Getting lost in the vast maze of rooms at the Musee de Louvre.  Even with a map in hand, this is easy to do.

There is so much to take in. Paintings and frescoes by Botticelli, Michelangelo, Da Vinci, Raphael and more. Room after room filled with ancient art and artifacts from Sumer, Ur, Egypt, Greece and Rome.  I was on the trail of some favorite relics and artifacts.  The Louvre holds some of the most important Goddess figurines and statues, and I was eager to photograph them in greater detail than the last time I visited.

It took a while to find the exquisite frescoes by Botticelli, tucked into an alcove just to the right of the Winged Victory.


Venus and the Three Graces, Botticelli


The incredible Winged Victory – Goddess Nike – is a magnificent sight at the top of the main staircase.

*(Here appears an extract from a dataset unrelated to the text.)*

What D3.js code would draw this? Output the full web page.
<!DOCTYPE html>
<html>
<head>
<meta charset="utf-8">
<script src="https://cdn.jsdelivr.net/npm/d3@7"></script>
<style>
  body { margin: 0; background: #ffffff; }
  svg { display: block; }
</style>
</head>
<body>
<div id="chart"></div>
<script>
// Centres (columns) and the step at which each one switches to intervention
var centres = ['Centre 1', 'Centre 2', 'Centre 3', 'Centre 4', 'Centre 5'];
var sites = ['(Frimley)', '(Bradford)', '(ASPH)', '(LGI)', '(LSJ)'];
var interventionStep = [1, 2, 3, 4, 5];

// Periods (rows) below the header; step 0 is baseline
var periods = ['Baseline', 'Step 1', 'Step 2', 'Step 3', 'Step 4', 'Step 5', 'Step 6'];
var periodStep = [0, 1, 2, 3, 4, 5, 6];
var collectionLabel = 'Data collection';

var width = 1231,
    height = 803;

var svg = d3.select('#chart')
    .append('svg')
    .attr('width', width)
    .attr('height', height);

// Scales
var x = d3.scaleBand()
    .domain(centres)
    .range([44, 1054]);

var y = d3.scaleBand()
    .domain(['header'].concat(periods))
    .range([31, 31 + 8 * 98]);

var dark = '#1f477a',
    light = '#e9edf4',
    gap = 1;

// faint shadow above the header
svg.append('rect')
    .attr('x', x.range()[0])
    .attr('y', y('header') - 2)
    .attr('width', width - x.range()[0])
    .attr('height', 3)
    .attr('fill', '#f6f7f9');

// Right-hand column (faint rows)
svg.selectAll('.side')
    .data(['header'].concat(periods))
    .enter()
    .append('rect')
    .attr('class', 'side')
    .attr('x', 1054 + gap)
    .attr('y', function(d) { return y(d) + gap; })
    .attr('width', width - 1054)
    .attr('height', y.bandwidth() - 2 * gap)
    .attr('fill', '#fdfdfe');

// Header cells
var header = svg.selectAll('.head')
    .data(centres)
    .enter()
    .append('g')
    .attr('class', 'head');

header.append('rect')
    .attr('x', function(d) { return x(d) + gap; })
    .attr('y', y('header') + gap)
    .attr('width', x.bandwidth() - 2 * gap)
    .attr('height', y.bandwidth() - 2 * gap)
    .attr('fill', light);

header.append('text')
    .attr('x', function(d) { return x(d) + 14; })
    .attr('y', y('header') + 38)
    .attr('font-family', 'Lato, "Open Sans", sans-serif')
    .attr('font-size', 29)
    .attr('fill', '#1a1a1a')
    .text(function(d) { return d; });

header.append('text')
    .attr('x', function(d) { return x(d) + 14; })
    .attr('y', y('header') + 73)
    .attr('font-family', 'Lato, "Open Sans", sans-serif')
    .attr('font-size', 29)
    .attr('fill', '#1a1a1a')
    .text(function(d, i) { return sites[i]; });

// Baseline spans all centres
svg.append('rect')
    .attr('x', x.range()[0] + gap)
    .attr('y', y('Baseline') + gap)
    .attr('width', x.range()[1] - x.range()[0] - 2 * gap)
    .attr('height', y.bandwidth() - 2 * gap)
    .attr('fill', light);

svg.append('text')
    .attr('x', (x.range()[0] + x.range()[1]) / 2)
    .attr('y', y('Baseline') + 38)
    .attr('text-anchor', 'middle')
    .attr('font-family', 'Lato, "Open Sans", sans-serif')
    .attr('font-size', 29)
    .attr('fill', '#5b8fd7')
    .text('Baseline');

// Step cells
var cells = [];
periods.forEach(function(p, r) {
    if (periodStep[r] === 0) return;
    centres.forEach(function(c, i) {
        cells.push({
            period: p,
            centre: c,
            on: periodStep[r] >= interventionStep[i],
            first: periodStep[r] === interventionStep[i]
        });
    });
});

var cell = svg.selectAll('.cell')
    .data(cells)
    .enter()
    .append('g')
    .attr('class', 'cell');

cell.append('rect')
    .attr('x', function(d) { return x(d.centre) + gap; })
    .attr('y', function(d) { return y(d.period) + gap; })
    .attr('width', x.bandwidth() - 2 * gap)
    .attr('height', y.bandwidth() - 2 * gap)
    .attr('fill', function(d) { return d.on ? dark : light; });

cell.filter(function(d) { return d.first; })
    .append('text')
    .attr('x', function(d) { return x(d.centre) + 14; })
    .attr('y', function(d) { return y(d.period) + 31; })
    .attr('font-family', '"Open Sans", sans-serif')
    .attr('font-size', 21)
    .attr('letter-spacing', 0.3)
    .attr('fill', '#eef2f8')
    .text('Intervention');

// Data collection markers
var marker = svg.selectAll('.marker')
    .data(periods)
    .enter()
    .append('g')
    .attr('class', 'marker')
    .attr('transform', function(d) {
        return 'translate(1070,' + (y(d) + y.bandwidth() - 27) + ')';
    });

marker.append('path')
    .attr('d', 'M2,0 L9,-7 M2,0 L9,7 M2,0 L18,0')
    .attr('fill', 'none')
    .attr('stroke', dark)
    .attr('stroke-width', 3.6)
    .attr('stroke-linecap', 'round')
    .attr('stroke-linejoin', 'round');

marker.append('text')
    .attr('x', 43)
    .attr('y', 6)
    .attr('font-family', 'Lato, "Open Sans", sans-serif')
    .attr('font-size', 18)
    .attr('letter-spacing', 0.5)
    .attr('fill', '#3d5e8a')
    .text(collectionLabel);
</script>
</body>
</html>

Winged Victory of Samothrace, also called the Nike of Samothrace, Louvre, Paris 2016

At the end of a long gallery of sculpture I found Venus di Milo (surrounded by Japanese tourists taking selfies) .  The marble wall is a perfect backdrop for this graceful statue.


Venus di Milo, Louvre, Paris 2016

Going back in time to Sumer, Ur and Babylon, there are some remarkable figures that portray the Divine Feminine in poses of power, sovereignty and nourishment.

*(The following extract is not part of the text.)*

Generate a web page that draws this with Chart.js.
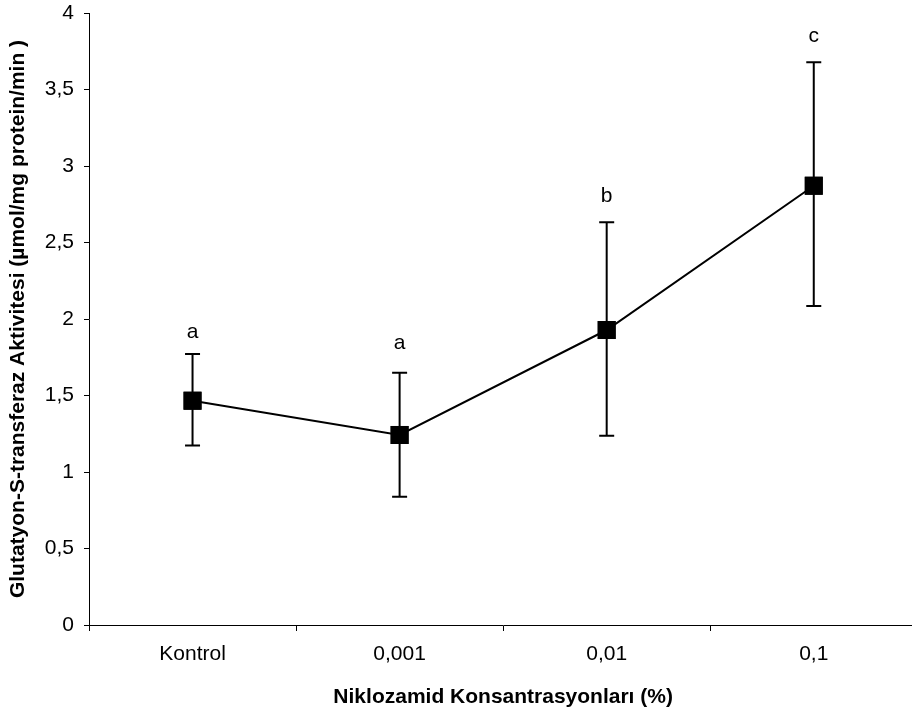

A lid of a pyxis which would have originally held face powder. It is decorated with an image of the Mistress of the Animals – a Goddess dancing as she feeds wild goats.

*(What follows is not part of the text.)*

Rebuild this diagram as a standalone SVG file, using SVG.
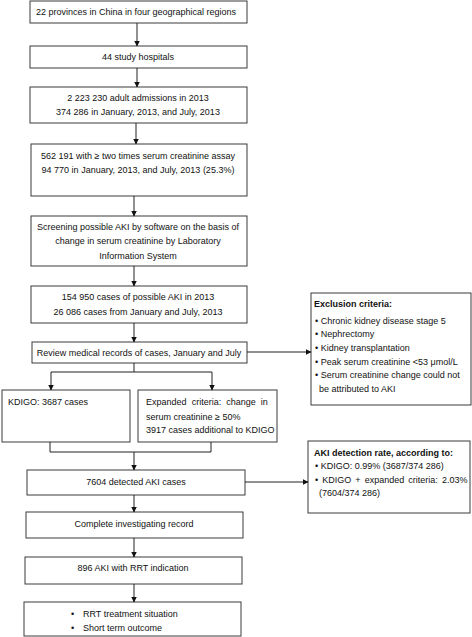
<svg xmlns="http://www.w3.org/2000/svg" width="472" height="637" viewBox="0 0 472 637">
<defs>
<marker id="ah" markerWidth="6" markerHeight="6" refX="5.5" refY="3" orient="auto" markerUnits="userSpaceOnUse">
<path d="M0,0 L6,3 L0,6 Z" fill="#111"/>
</marker>
</defs>
<style>
.box{fill:#fff;stroke:#3a3a3a;stroke-width:1}
.t{font-family:"Liberation Sans",Arial,sans-serif;font-size:9px;fill:#111}
.c{text-anchor:middle}
.b{font-weight:bold}
.ln{fill:none;stroke:#222;stroke-width:1}
.ar{fill:none;stroke:#222;stroke-width:1;marker-end:url(#ah)}
</style>
<rect width="472" height="637" fill="#fff"/>
<g id="n1"><rect class="box" x="30" y="1" width="217" height="22"/><text class="t c" x="136" y="15">22 provinces in China in four geographical regions</text></g>
<g id="n2"><rect class="box" x="30" y="46" width="217" height="22"/><text class="t c" x="138" y="60">44 study hospitals</text></g>
<g id="n3"><rect class="box" x="30" y="87" width="217" height="36"/><text class="t c" x="138" y="101">2 223 230 adult admissions in 2013</text><text class="t c" x="138" y="115">374 286 in January, 2013, and July, 2013</text></g>
<g id="n4"><rect class="box" x="31" y="144" width="216" height="52"/><text class="t c" x="138" y="159">562 191 with ≥ two times serum creatinine assay</text><text class="t c" x="138" y="173">94 770 in January, 2013, and July, 2013 (25.3%)</text></g>
<g id="n5"><rect class="box" x="31" y="216" width="216" height="50"/><text class="t c" x="138" y="230">Screening possible AKI by software on the basis of</text><text class="t c" x="138" y="244">change in serum creatinine by Laboratory</text><text class="t c" x="138" y="259">Information System</text></g>
<g id="n6"><rect class="box" x="31" y="286" width="216" height="37"/><text class="t c" x="138" y="300">154 950 cases of possible AKI in 2013</text><text class="t c" x="138" y="315">26 086 cases from January and July, 2013</text></g>
<g id="n7"><rect class="box" x="32" y="342" width="215" height="21"/><text class="t c" x="139" y="356">Review medical records of cases, January and July</text></g>
<g id="n8"><rect class="box" x="2" y="390" width="128" height="52"/><text class="t" x="8" y="405">KDIGO: 3687 cases</text></g>
<g id="n9"><rect class="box" x="138" y="390" width="139" height="52"/><text class="t" x="146" y="405" word-spacing="2.6">Expanded criteria: change in</text><text class="t" x="146" y="420">serum creatinine ≥ 50%</text><text class="t" x="146" y="433">3917 cases additional to KDIGO</text></g>
<g id="n10"><rect class="box" x="27" y="470" width="218" height="25"/><text class="t c" x="136" y="485">7604 detected AKI cases</text></g>
<g id="n11"><rect class="box" x="26" y="512" width="217" height="26"/><text class="t c" x="134" y="527">Complete investigating record</text></g>
<g id="n12"><rect class="box" x="25" y="557" width="217" height="27"/><text class="t c" x="133" y="571">896 AKI with RRT indication</text></g>
<g id="n13"><rect class="box" x="24" y="602" width="217" height="34"/><text class="t" y="617"><tspan x="71">•</tspan><tspan x="83">RRT treatment situation</tspan></text><text class="t" y="631"><tspan x="71">•</tspan><tspan x="83">Short term outcome</tspan></text></g>
<g id="n14"><rect class="box" x="311" y="293" width="160" height="112"/>
<text class="t b" x="314" y="307">Exclusion criteria:</text>
<text class="t" x="315" y="324">• Chronic kidney disease stage 5</text>
<text class="t" x="315" y="337">• Nephrectomy</text>
<text class="t" x="315" y="351">• Kidney transplantation</text>
<text class="t" x="315" y="365">• Peak serum creatinine &lt;53 μmol/L</text>
<text class="t" x="315" y="378">• Serum creatinine change could not</text>
<text class="t" x="319" y="392">be attributed to AKI</text></g>
<g id="n15"><rect class="box" x="308" y="441" width="162" height="72"/>
<text class="t b" x="314" y="456">AKI detection rate, according to:</text>
<text class="t" x="315" y="469">• KDIGO: 0.99% (3687/374 286)</text>
<text class="t" x="315" y="483" word-spacing="1.6">• KDIGO + expanded criteria: 2.03%</text>
<text class="t" x="319" y="496">(7604/374 286)</text></g>
<g id="connectors">
<line class="ar" x1="137" y1="23" x2="137" y2="46"/>
<line class="ar" x1="137" y1="68" x2="137" y2="87"/>
<line class="ar" x1="136" y1="123" x2="136" y2="144"/>
<line class="ar" x1="134" y1="196" x2="134" y2="216"/>
<line class="ar" x1="134" y1="266" x2="134" y2="286"/>
<line class="ar" x1="134" y1="323" x2="134" y2="342"/>
<line class="ar" x1="247" y1="352" x2="311" y2="352"/>
<polyline class="ln" points="134,363 134,372"/>
<polyline class="ln" points="51,372 212,372"/>
<line class="ar" x1="51" y1="372" x2="51" y2="390"/>
<line class="ar" x1="212" y1="372" x2="212" y2="390"/>
<polyline class="ln" points="50,442 50,452 211,452 211,442"/>
<line class="ar" x1="134" y1="452" x2="134" y2="470"/>
<line class="ar" x1="245" y1="482" x2="308" y2="482"/>
<line class="ar" x1="134" y1="495" x2="134" y2="512"/>
<line class="ar" x1="134" y1="538" x2="134" y2="557"/>
<line class="ar" x1="134" y1="584" x2="134" y2="602"/>
</g>
</svg>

Goddess figurines standing with hands at the breast. This is a classic pose of nourishment and motherhood. Also note the wide hips and etched pubic triangle – symbols of birth and her life-giving power.



Figurine known as a “bell idol” – a rare example of figurative sculpture representing a Nature Goddess – some have identified with Artemis though the water bird symbolism speaks more to Aphrodite.

This rare Goddess sculpture is decorated with water and nature images – all life-nourishing symbols.  Other pottery carries similar symbols – water birds, nets, triangles, swastika-forms – all symbols of life and birth associated with Artemis and Aphrodite.


Greek pottery with symbols of nature and the elements

In some cases, I was intensely frustrated by the prospect of taking photos through glass.  Or, with dim lighting and massive reflections.   Queen Ty was particularly elusive.  Good thing my husband was both helpful and patient!


Queen Ty – a small faience statue of a beloved Egyptian Queen.

I have a fascination for both Hathor and this Egyptian musical instrument called the sistrum.  These are often seen with Hathor’s image. Used by women in religious ceremony, there would have been small metal discs strung in the center that would rattle.


The sistrum once held two metal rods fitted with bronze discs that created rattling sounds. Female temple musicians used this instrument in religious rites.


An exterior view of the Louvre, taken from the beautiful Tuileries Garden.  Yes, that is a goat doing the lawn mowing.